Written exercise - Drop the pictures and give back word for word the lines from the line holding "Give me the TikZ source for this diagram." to the line holding "(0,0) rectangle (572,582);", both included.

Information shown -
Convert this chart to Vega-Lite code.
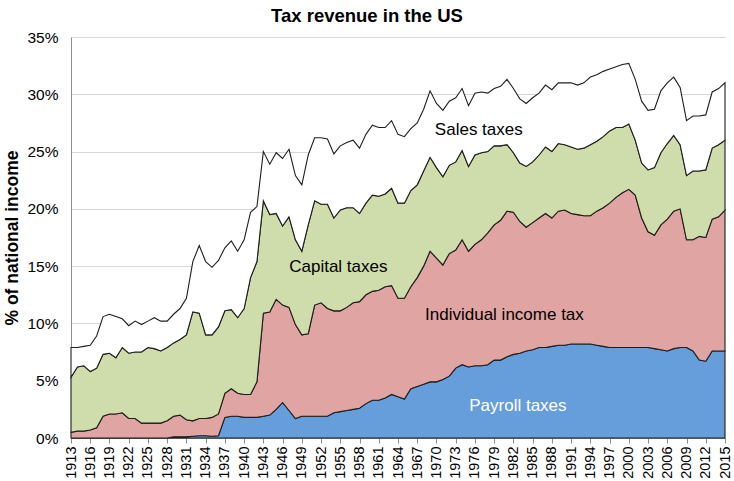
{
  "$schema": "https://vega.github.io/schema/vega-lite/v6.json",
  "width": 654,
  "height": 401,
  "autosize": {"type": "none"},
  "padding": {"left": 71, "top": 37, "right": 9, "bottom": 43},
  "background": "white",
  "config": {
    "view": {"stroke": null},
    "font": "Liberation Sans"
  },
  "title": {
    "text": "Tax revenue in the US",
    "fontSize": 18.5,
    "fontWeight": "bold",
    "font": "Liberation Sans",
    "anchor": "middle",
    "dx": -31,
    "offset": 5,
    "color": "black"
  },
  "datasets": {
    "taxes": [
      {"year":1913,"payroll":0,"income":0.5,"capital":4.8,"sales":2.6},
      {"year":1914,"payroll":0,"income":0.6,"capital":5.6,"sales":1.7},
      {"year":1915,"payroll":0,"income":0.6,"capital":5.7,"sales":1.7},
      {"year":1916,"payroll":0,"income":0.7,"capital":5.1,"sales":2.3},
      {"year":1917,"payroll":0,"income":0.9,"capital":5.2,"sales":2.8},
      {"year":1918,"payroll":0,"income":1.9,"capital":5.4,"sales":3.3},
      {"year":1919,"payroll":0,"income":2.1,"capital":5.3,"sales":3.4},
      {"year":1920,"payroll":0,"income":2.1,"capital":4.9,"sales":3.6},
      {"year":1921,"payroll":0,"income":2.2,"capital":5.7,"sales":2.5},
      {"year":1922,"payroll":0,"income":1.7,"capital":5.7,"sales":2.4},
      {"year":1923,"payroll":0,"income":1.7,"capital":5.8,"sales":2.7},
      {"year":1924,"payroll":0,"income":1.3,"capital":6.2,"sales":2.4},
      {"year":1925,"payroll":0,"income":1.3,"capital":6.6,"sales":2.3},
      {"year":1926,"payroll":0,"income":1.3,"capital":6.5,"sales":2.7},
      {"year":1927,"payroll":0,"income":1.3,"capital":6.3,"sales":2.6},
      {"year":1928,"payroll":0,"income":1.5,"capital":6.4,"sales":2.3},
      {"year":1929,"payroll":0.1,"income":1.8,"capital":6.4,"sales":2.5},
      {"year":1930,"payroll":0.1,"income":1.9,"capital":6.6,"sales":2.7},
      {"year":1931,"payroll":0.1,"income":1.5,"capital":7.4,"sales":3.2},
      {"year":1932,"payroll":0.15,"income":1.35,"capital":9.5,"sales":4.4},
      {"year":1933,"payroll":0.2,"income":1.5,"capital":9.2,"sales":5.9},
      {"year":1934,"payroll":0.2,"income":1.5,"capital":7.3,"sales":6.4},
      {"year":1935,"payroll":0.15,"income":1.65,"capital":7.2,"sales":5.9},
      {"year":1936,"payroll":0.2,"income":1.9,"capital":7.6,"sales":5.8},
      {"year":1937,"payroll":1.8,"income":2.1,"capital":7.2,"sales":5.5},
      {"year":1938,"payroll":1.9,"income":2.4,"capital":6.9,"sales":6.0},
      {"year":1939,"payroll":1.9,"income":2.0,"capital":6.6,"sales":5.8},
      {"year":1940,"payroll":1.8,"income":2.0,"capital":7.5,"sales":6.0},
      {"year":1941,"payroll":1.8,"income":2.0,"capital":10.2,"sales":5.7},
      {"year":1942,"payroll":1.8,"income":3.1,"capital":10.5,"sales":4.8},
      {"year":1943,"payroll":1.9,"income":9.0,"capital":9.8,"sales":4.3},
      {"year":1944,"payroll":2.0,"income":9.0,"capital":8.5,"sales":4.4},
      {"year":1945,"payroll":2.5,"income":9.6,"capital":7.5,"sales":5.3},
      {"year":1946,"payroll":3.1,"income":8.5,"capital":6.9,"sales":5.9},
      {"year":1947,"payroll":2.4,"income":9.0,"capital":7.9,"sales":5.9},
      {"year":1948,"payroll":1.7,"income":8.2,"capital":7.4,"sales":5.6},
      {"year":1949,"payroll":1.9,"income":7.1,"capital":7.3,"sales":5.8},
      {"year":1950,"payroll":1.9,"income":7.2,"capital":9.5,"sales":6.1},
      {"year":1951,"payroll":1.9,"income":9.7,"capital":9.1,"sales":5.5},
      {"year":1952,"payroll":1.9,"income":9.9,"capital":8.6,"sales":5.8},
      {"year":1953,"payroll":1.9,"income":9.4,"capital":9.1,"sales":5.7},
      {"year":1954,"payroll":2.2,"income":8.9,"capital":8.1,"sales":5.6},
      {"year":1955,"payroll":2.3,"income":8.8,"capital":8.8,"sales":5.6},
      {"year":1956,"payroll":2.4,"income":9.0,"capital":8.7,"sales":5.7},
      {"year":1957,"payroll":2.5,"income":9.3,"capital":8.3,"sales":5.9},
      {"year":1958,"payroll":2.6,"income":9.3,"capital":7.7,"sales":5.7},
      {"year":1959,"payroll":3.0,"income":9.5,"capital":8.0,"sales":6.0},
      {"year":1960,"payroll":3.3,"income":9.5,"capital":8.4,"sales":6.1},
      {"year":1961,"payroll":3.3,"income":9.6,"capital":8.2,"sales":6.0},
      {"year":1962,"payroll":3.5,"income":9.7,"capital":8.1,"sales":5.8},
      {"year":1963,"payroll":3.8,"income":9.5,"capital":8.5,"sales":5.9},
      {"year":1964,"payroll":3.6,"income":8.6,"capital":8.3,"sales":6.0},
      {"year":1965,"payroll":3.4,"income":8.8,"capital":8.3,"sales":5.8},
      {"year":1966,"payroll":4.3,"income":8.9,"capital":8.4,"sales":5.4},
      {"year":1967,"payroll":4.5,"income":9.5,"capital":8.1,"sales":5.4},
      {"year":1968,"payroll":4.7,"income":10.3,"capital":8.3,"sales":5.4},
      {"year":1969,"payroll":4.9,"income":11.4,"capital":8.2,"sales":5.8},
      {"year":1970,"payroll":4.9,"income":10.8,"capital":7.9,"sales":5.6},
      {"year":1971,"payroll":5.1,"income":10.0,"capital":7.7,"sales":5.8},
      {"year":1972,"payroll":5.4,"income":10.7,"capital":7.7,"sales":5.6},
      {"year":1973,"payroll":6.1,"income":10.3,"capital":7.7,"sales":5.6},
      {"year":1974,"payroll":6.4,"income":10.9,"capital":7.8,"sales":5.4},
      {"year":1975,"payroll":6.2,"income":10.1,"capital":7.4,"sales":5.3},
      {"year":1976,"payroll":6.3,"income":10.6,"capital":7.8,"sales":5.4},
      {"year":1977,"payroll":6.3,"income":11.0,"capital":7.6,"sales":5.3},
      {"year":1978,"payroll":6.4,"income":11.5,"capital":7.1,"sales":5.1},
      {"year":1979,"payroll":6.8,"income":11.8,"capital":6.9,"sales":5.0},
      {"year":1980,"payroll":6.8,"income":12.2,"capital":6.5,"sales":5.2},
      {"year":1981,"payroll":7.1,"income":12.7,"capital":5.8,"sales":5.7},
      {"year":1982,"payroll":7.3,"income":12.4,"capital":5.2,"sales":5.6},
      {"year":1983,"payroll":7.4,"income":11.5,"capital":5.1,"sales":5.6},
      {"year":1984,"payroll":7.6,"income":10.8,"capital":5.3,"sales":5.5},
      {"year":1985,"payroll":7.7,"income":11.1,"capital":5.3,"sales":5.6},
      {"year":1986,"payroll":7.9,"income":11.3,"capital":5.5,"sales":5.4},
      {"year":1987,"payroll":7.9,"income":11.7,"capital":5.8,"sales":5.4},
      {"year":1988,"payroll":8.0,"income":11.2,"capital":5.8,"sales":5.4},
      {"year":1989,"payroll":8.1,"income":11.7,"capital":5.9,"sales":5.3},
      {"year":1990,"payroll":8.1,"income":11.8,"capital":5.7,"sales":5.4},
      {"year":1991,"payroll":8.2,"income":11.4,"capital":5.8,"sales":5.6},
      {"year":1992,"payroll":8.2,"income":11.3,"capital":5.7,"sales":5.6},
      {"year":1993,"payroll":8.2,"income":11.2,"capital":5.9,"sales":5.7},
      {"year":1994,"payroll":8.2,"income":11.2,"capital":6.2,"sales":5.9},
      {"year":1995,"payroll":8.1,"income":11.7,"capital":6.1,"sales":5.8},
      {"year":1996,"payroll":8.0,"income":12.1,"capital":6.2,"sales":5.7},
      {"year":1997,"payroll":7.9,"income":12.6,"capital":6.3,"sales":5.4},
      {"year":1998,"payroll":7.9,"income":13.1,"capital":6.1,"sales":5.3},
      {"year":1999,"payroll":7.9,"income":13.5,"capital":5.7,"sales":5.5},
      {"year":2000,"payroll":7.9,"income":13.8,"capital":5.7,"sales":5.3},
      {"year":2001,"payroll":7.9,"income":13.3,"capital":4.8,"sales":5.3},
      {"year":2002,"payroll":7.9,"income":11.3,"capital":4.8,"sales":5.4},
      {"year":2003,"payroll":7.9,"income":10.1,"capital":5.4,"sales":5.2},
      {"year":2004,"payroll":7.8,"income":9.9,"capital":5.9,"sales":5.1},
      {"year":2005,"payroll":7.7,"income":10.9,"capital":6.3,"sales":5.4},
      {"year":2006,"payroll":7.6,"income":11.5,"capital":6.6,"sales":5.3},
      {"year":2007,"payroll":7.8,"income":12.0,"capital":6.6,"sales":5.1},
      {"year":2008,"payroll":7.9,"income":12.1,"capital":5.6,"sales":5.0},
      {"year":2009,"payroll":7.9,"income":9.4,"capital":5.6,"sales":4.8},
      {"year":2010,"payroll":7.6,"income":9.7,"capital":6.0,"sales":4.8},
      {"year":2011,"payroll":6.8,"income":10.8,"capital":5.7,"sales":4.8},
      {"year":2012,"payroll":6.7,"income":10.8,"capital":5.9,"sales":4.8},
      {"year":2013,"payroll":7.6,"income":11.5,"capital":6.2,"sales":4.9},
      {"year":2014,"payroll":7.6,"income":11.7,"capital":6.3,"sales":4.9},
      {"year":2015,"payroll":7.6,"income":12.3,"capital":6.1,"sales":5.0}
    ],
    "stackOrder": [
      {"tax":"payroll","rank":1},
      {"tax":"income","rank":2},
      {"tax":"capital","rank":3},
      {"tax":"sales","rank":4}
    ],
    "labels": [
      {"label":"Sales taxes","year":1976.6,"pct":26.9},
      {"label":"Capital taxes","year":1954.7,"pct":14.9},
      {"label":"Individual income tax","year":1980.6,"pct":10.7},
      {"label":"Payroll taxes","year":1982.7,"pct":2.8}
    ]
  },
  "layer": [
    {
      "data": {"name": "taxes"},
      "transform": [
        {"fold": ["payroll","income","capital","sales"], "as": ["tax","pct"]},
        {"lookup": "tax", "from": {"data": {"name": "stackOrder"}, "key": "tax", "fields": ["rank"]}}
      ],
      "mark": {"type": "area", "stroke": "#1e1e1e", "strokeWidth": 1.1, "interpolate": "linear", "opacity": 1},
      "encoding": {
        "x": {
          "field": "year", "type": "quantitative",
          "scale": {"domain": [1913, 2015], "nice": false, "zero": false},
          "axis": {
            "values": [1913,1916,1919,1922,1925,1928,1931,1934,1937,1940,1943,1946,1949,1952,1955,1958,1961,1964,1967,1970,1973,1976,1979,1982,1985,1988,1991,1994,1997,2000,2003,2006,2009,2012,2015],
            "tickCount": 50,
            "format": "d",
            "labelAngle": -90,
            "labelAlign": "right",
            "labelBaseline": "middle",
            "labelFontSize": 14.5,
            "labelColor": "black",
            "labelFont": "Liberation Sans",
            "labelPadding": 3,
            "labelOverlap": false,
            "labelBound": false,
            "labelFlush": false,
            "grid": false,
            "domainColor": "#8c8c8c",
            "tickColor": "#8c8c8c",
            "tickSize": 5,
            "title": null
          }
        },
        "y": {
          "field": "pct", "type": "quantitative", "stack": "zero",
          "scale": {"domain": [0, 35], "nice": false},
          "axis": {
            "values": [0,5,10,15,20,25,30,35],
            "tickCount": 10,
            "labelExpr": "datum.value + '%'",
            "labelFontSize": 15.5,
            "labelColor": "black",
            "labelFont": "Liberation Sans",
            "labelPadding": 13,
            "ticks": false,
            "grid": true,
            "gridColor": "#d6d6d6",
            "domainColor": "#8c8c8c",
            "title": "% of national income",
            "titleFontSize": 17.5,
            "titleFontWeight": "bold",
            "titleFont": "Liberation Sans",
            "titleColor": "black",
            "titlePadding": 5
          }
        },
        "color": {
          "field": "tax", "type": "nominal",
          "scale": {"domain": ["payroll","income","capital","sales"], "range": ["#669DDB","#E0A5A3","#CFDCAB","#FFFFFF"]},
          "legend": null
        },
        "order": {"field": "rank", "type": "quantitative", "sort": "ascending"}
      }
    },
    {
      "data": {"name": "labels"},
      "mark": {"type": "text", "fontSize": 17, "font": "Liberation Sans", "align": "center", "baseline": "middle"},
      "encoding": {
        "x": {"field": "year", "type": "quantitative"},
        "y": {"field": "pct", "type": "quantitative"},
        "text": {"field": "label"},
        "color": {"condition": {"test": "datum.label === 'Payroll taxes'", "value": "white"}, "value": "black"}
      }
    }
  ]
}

==

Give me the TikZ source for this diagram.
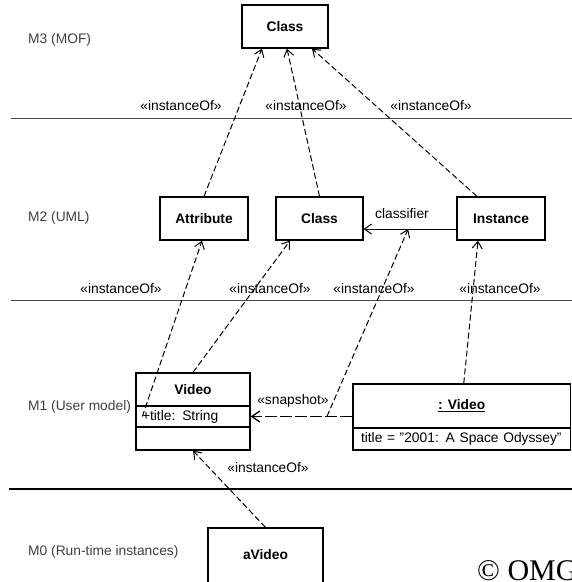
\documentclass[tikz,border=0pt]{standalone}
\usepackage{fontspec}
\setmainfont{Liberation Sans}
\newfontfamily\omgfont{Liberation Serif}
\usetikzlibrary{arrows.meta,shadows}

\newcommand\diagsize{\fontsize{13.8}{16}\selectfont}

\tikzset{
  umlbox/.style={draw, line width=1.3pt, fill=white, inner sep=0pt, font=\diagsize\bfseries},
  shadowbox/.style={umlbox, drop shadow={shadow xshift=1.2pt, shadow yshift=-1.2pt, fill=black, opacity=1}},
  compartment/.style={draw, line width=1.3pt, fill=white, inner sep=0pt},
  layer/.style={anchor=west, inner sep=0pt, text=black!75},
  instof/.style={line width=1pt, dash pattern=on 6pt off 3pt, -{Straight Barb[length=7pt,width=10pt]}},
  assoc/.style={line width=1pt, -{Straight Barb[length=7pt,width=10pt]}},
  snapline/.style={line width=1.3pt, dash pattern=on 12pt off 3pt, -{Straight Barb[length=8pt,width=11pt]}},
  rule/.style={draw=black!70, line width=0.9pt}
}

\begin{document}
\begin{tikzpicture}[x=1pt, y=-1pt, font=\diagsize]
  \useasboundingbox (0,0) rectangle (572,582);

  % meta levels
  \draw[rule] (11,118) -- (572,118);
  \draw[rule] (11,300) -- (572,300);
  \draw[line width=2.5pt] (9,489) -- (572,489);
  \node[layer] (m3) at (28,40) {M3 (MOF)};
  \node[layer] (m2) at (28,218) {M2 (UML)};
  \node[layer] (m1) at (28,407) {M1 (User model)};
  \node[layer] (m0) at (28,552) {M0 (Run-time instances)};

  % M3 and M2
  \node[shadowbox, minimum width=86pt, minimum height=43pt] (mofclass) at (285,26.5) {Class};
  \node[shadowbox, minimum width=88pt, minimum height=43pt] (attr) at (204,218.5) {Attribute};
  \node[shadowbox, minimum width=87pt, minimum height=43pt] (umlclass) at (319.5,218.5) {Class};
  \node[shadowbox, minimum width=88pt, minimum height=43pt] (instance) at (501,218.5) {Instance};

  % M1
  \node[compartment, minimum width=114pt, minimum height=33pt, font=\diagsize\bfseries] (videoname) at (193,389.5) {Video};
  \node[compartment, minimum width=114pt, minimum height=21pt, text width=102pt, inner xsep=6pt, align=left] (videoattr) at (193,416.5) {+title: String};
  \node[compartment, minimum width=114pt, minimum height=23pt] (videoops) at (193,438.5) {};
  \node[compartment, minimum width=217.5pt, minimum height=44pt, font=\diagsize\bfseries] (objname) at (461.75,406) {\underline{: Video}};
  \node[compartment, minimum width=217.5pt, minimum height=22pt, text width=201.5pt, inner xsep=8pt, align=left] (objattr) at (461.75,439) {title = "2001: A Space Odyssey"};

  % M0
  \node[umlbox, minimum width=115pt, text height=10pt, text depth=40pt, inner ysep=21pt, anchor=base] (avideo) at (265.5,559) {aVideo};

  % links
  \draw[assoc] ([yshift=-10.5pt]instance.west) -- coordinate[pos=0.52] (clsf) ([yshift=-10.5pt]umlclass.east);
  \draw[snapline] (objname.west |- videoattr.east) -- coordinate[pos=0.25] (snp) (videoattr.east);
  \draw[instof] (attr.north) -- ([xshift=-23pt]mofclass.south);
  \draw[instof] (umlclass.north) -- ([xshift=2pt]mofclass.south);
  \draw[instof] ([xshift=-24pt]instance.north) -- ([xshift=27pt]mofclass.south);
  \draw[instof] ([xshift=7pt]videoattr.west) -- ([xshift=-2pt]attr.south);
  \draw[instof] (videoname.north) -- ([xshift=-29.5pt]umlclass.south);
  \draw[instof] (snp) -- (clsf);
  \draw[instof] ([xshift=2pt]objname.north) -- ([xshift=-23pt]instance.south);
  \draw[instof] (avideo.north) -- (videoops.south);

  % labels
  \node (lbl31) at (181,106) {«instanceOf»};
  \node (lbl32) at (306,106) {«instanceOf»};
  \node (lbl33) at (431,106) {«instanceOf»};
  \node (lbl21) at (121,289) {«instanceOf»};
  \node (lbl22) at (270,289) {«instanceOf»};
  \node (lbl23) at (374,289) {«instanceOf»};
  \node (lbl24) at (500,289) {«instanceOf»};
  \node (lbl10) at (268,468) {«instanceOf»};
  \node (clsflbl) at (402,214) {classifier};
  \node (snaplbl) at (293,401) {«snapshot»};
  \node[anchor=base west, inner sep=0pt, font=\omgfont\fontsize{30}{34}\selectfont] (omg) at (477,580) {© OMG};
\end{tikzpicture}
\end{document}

In response -
Give me the TikZ source for this diagram.
\documentclass[tikz,border=0pt]{standalone}
\usepackage{fontspec}
\setmainfont{Liberation Sans}
\newfontfamily\omgfont{Liberation Serif}
\usetikzlibrary{arrows.meta,shadows}

\newcommand\diagsize{\fontsize{13.8}{16}\selectfont}

\tikzset{
  umlbox/.style={draw, line width=1.3pt, fill=white, inner sep=0pt, font=\diagsize\bfseries},
  shadowbox/.style={umlbox, drop shadow={shadow xshift=1.2pt, shadow yshift=-1.2pt, fill=black, opacity=1}},
  compartment/.style={draw, line width=1.3pt, fill=white, inner sep=0pt},
  layer/.style={anchor=west, inner sep=0pt, text=black!75},
  instof/.style={line width=1pt, dash pattern=on 6pt off 3pt, -{Straight Barb[length=7pt,width=10pt]}},
  assoc/.style={line width=1pt, -{Straight Barb[length=7pt,width=10pt]}},
  snapline/.style={line width=1.3pt, dash pattern=on 12pt off 3pt, -{Straight Barb[length=8pt,width=11pt]}},
  rule/.style={draw=black!70, line width=0.9pt}
}

\begin{document}
\begin{tikzpicture}[x=1pt, y=-1pt, font=\diagsize]
  \useasboundingbox (0,0) rectangle (572,582);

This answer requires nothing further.